▶ _WRITTEN EXERCISE_:
Exactly the lines from the line holding "Convert this diagram to TikZ code." to the line holding "width=245pt, minimum height=82pt]", both lines included, are to be echoed; pictures are not.

"""

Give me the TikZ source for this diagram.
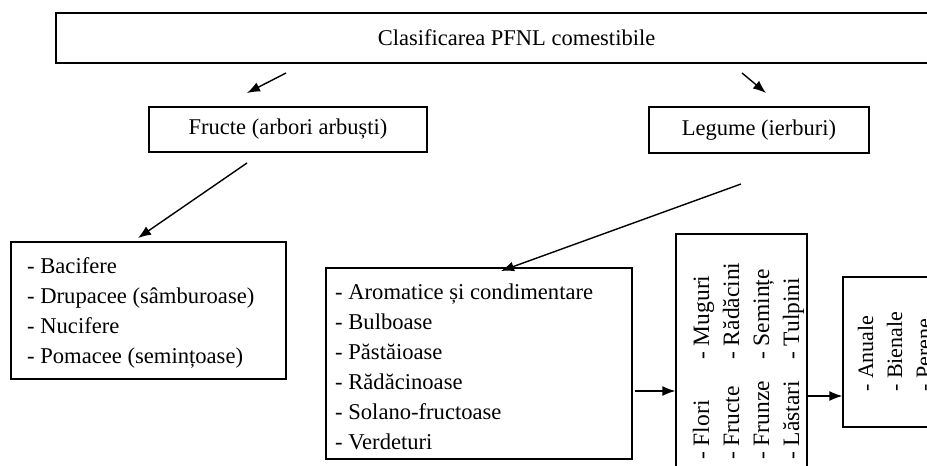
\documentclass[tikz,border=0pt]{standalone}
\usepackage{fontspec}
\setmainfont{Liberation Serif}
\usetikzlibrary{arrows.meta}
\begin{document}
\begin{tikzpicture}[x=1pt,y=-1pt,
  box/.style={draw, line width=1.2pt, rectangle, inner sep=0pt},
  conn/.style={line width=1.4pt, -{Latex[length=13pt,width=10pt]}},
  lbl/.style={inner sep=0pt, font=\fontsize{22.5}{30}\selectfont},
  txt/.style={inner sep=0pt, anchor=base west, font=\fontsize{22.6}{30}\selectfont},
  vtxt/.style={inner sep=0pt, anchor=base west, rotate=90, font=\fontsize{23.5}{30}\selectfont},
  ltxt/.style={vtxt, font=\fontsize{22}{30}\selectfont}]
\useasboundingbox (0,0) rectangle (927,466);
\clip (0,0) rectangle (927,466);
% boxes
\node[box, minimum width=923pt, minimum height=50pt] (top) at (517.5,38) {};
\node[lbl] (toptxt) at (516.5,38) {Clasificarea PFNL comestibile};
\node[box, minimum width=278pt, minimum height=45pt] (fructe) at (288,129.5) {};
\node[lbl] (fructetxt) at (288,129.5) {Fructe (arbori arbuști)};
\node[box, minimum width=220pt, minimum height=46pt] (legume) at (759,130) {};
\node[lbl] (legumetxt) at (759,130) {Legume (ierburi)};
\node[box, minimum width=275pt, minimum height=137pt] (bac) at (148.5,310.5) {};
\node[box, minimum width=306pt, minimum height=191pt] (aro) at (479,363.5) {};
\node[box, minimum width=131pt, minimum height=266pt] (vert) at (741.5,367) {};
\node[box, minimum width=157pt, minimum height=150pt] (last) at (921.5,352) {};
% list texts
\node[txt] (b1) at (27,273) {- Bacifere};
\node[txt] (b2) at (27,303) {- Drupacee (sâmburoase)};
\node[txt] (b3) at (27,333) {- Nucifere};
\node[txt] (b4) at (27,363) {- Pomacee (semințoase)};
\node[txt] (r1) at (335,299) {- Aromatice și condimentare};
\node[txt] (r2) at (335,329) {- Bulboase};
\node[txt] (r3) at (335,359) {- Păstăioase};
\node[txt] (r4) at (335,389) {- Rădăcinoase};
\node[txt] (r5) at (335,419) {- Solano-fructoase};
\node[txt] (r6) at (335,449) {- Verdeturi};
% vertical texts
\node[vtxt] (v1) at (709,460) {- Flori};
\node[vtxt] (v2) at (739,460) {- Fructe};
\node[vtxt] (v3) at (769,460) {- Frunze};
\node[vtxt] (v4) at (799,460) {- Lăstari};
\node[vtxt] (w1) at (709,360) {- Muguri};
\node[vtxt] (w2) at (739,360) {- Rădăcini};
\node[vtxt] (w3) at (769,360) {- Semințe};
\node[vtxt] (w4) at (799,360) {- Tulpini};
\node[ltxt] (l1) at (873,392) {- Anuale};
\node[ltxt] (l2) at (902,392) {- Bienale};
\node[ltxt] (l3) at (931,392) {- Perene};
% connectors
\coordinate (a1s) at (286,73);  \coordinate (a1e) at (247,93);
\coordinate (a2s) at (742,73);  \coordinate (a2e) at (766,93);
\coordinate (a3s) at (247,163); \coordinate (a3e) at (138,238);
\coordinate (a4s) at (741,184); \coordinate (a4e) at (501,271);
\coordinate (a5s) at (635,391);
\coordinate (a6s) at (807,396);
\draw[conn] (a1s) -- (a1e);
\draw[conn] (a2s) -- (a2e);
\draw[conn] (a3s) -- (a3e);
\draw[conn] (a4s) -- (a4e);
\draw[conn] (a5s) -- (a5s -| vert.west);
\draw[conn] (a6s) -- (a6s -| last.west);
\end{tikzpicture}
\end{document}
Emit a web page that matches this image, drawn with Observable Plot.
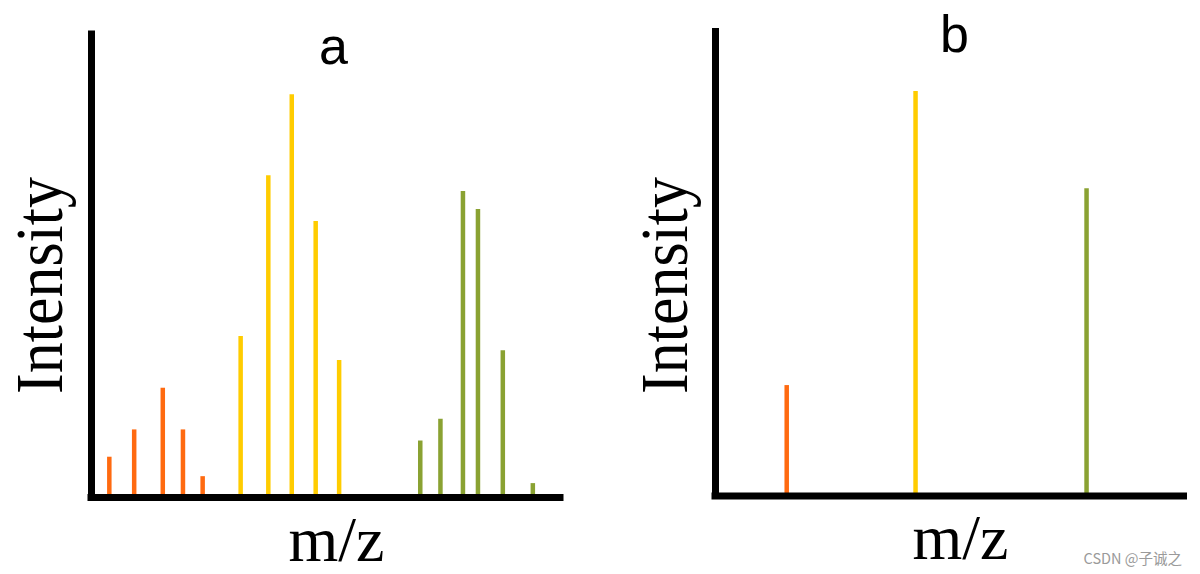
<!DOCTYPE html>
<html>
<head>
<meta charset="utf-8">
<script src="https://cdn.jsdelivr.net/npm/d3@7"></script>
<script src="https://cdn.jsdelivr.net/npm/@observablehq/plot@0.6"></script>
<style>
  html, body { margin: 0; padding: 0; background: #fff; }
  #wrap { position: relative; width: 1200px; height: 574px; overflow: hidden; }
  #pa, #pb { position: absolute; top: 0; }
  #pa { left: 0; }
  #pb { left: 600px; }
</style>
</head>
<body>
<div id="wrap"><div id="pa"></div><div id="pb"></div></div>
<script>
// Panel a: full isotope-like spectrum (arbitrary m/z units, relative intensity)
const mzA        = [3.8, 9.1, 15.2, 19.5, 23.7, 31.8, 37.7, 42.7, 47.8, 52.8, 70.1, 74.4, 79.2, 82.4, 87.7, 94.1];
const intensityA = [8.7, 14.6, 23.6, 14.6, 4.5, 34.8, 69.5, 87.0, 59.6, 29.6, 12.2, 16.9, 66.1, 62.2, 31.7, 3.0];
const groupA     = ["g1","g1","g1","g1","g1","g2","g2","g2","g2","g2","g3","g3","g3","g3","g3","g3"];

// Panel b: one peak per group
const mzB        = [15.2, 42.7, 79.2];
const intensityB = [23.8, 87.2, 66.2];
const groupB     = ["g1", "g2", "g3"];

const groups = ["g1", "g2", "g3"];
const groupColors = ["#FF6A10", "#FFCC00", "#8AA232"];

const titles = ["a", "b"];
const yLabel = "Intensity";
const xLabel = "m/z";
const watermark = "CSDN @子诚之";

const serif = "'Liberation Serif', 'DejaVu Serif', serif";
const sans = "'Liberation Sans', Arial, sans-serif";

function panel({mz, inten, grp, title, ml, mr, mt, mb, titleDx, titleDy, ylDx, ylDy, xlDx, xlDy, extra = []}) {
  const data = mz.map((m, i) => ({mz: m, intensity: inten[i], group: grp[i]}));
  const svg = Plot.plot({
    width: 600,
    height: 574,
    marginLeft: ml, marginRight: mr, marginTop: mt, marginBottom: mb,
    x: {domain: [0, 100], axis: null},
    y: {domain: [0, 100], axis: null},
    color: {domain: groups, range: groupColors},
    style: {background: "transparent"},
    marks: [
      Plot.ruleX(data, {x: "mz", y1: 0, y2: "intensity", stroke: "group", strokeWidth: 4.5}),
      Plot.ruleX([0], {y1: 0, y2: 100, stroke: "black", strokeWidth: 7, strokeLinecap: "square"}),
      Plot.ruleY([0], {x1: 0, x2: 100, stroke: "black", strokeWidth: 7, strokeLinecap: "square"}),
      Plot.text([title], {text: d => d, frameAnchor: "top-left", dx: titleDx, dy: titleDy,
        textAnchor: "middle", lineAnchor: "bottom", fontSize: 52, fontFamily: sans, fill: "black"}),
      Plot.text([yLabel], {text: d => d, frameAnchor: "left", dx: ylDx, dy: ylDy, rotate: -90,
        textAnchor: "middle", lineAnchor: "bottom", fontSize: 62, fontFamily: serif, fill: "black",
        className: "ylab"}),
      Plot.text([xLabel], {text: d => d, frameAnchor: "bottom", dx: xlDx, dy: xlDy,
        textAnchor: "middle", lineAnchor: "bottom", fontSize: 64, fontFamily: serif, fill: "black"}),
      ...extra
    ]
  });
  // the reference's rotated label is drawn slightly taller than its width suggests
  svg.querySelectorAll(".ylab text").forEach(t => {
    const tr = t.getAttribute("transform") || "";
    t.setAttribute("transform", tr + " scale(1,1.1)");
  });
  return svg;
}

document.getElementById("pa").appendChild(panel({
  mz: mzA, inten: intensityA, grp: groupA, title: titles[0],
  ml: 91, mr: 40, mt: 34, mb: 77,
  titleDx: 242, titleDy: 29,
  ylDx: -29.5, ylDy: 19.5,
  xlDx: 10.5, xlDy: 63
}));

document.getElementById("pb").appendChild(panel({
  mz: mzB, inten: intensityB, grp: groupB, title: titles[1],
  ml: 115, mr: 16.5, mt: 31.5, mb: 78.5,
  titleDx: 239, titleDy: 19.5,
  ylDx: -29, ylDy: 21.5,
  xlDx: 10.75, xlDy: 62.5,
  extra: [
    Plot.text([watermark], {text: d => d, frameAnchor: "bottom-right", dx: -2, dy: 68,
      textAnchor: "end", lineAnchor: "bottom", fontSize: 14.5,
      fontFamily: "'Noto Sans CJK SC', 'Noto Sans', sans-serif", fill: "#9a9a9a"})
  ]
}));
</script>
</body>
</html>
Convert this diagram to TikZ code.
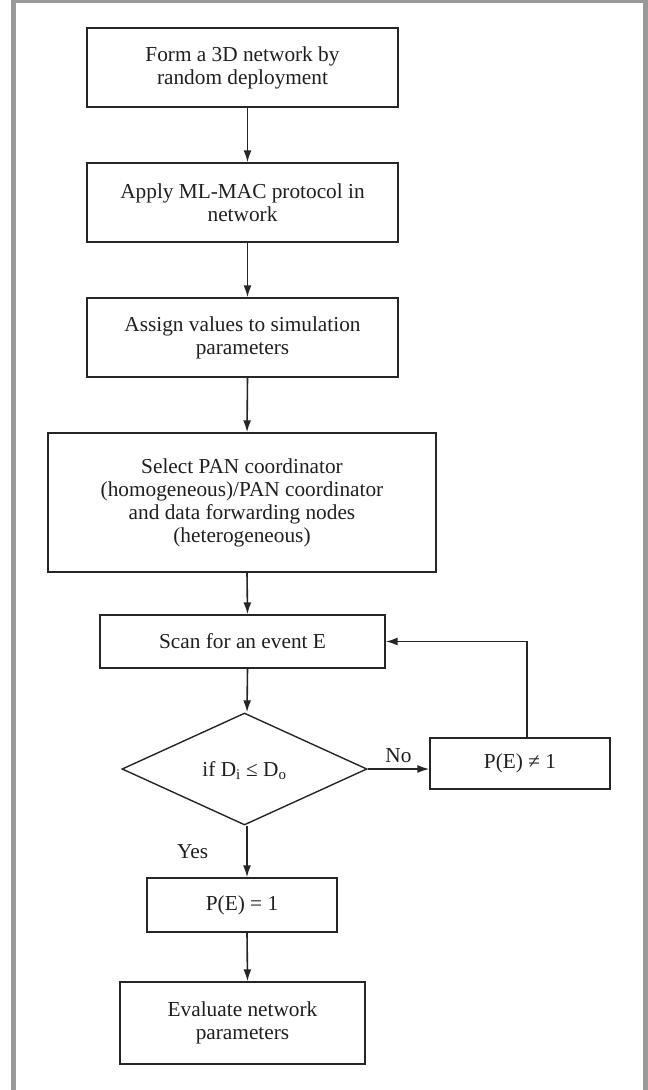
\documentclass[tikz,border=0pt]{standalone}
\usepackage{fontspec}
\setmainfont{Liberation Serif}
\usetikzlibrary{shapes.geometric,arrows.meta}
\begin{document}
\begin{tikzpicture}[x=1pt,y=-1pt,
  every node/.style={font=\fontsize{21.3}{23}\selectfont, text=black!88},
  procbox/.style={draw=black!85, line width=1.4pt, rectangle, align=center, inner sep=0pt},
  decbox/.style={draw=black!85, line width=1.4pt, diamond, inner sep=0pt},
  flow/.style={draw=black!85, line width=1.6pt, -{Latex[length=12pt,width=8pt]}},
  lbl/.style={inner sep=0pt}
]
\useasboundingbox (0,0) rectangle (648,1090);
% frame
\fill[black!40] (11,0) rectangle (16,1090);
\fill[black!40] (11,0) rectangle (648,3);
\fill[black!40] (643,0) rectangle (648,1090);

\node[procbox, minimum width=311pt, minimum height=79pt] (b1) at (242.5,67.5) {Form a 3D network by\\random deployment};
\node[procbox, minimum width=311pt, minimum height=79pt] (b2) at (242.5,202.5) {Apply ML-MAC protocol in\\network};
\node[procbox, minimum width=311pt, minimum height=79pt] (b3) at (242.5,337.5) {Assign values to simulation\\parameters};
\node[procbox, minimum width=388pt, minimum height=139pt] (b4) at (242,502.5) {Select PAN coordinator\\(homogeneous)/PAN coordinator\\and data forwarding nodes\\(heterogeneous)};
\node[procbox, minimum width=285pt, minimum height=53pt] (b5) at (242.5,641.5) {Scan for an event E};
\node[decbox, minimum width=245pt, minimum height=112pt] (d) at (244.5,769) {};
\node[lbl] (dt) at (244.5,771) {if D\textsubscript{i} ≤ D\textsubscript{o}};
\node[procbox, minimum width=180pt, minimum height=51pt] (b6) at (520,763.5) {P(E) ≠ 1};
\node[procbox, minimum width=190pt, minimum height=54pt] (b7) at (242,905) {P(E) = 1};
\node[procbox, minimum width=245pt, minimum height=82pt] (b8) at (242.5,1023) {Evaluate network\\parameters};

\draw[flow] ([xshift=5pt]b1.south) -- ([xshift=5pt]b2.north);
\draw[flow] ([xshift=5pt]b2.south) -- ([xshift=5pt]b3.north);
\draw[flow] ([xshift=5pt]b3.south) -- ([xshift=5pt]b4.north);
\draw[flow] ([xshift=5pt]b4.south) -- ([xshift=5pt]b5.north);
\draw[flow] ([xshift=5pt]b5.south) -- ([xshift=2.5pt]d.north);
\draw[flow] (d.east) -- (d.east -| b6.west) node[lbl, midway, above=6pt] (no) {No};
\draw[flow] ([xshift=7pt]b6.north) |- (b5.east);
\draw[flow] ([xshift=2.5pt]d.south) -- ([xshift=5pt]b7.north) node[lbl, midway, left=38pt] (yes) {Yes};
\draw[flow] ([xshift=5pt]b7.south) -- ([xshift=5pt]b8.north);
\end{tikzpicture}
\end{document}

"""

▶ _EXERCISE SOLUTION_:
Convert this diagram to TikZ code.
\documentclass[tikz,border=0pt]{standalone}
\usepackage{fontspec}
\setmainfont{Liberation Serif}
\usetikzlibrary{shapes.geometric,arrows.meta}
\begin{document}
\begin{tikzpicture}[x=1pt,y=-1pt,
  every node/.style={font=\fontsize{21.3}{23}\selectfont, text=black!88},
  procbox/.style={draw=black!85, line width=1.4pt, rectangle, align=center, inner sep=0pt},
  decbox/.style={draw=black!85, line width=1.4pt, diamond, inner sep=0pt},
  flow/.style={draw=black!85, line width=1.6pt, -{Latex[length=12pt,width=8pt]}},
  lbl/.style={inner sep=0pt}
]
\useasboundingbox (0,0) rectangle (648,1090);
% frame
\fill[black!40] (11,0) rectangle (16,1090);
\fill[black!40] (11,0) rectangle (648,3);
\fill[black!40] (643,0) rectangle (648,1090);

\node[procbox, minimum width=311pt, minimum height=79pt] (b1) at (242.5,67.5) {Form a 3D network by\\random deployment};
\node[procbox, minimum width=311pt, minimum height=79pt] (b2) at (242.5,202.5) {Apply ML-MAC protocol in\\network};
\node[procbox, minimum width=311pt, minimum height=79pt] (b3) at (242.5,337.5) {Assign values to simulation\\parameters};
\node[procbox, minimum width=388pt, minimum height=139pt] (b4) at (242,502.5) {Select PAN coordinator\\(homogeneous)/PAN coordinator\\and data forwarding nodes\\(heterogeneous)};
\node[procbox, minimum width=285pt, minimum height=53pt] (b5) at (242.5,641.5) {Scan for an event E};
\node[decbox, minimum width=245pt, minimum height=112pt] (d) at (244.5,769) {};
\node[lbl] (dt) at (244.5,771) {if D\textsubscript{i} ≤ D\textsubscript{o}};
\node[procbox, minimum width=180pt, minimum height=51pt] (b6) at (520,763.5) {P(E) ≠ 1};
\node[procbox, minimum width=190pt, minimum height=54pt] (b7) at (242,905) {P(E) = 1};
\node[procbox, minimum width=245pt, minimum height=82pt] (b8) at (242.5,1023) {Evaluate network\\parameters};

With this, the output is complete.